During the credit bubble of the last thirty years, families were more than happy to send their children, most of whom were first generation attendees, to school under the pretense that paying off loans would be a cinch with a prestigious certificate. These days, those who already have them are churning out horror stories of debt serfdom to what is sometimes perceived as a profit driven franchise that sold them a fairytale.
The universities that will make it through the next decade may well be those that can adequately demonstrate both the importance of the experience and that their graduates move on to jobs in thriving sectors of real economies.
Finances Determine Everything Moving Forward
Like the US government drowning in deficit spending, over a third of US colleges look like major banking and investment firms. Their books are riddled with overleveraged debts, and dwindling incomes/investors. Their expenditures are through the roof, while their attendance is less than spectacular and doesn’t always cover basic operational costs.
This research put together by www.thesustainableuniversity.com suggests that the landscape of higher education may look like the banking sector soon, with more and more going bankrupt and disappearing. They would suggest that liquidity is the name of the game, and only those that can get their books in order are going to weather the fiscal storm. They state the following: “Institutions have more liabilities, higher debt service and increasing expense without the revenue or the cash reserves to back them up.”
Simply raising tuition isn’t going to work. Exponentially inflating costs of living, commodities, and basic necessities will see to that.
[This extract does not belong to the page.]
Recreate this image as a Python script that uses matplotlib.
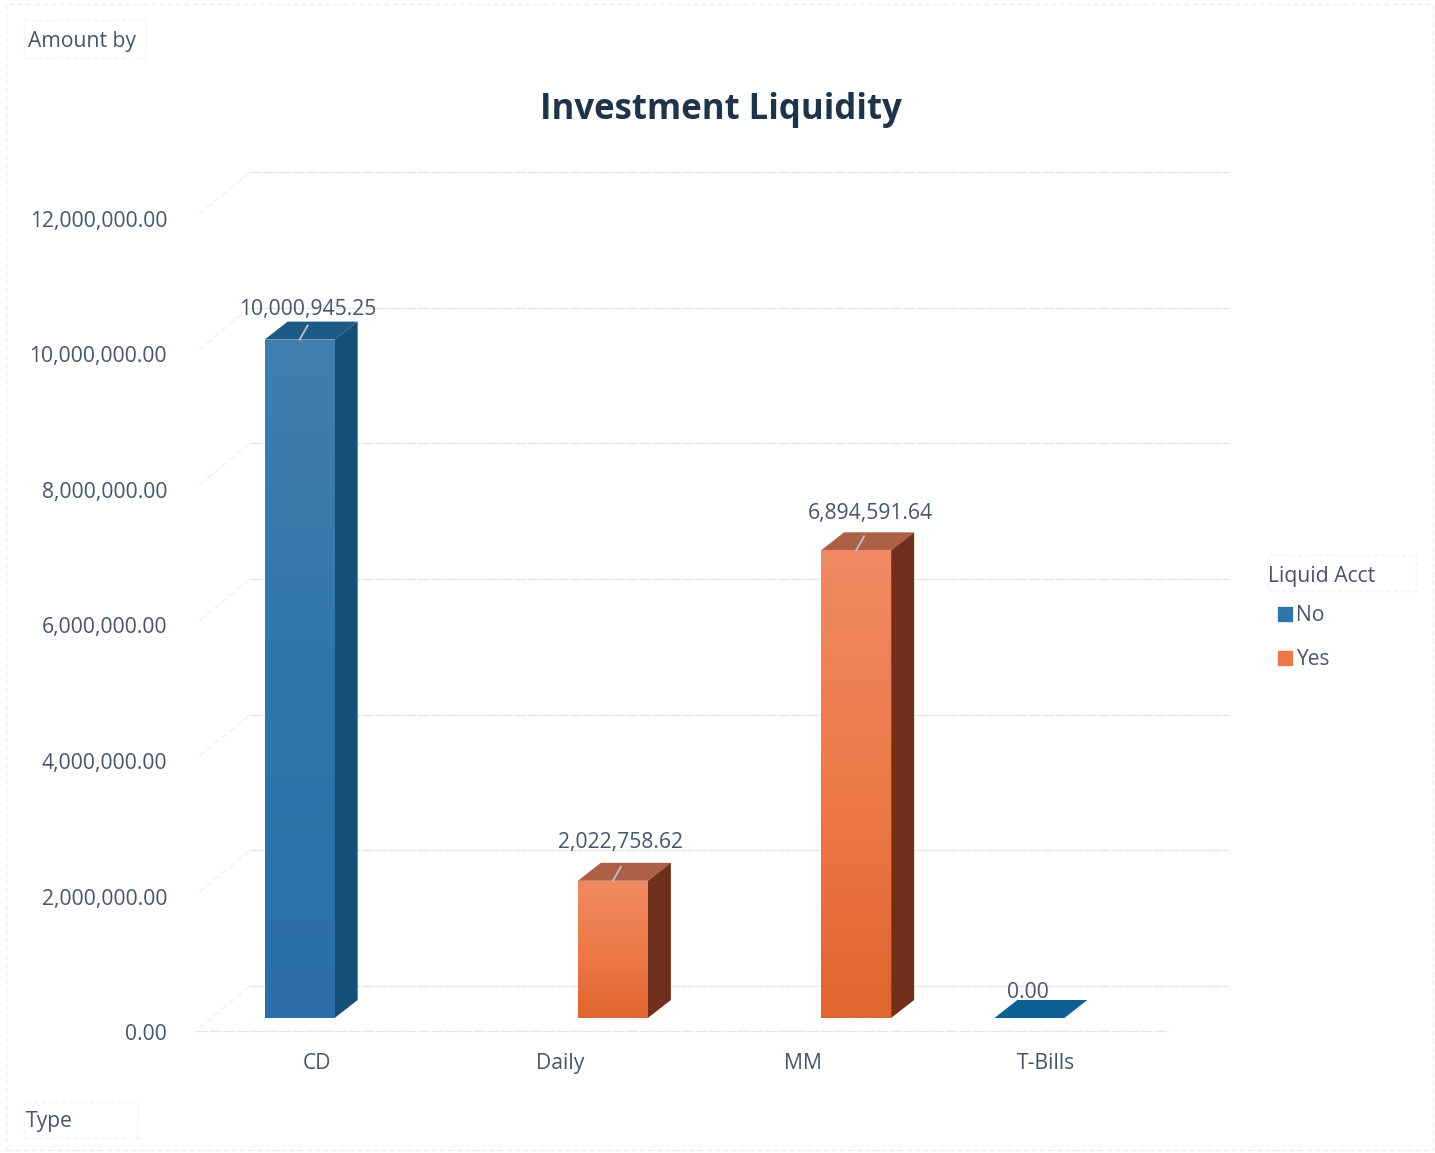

Instead, the lion’s share of success is going to go to (of those without huge endowments) those that can find ways to lower costs, while also giving students new services and options that they see as relevant today.
The old dynamic of spending more and more into success quite frankly looks insane even from a freshmen accounting major’s perspective these days.
Determining Risk Factors for Universities
Are those colleges that spend more and more without specifying their curriculum to suit new demands in extreme danger? It seems that for nearly any institution that isn’t currently considered cream of the crop, the downward pressure is immense.
With potential hyperinflation right around the corner, millions in endowment money is becoming chump change, and serious reorganizing is in order for those that don’t fall into the billions category.
US assets aren’t the only thing being downgraded. If the books are in complete agony, and tuition becomes a crutch, bond downgrades are likely to take a chunk out of survivability.
Colleges that have, out of necessity, had to turn to drastic measures like lowering standards, laying off faculty, or poignant tuition hikes will be perceived to have a short shelf life.
Digital Salvation & Outsourcing
From strategically putting money where the innovation is, the growth of ecommerce, and outsourcing data center and IT work, universities are scrambling for digital salvation. At the end of the day, even if they get their books completely in order, get their real estate values in line with reality, and cut down on a plethora of unnecessary expenditures – without adequate numbers of students, obviously failure is inevitable.
And so they say, the challenge facing higher education has never been greater; the risks have never been sharper; and the incoming tsunami of the higher education bubble has already pulled out the tide by a mile. Here are four things in my view that set apart those that are likely to succeed from those that are staring down the barrel of a financial gun:
- Colleges with a concise, and well defined strategy of change and evolution, coupled with a stringent focus on providing value and a higher job placement rate.
- Institutions that incrementally cut down on both support and administrative costs, while still managing to give students access to modernizing research and development.
- Determined and smart investment in innovation that is perceived by students as both valuable and constructive.
- Universities that legitimately conjure up free capital in non-essential assets.
It would seem that only the universities that take the time to regularly examine positive and negative perceptions of their perceived value and react accordingly will stand the best chance to leverage what they need to compete with the likes of Stanford or Harvard. I doubt this is any longer an optional exercise, as students increasingly begin to view their tuition and time as an investment rather than a requirement of the status quo.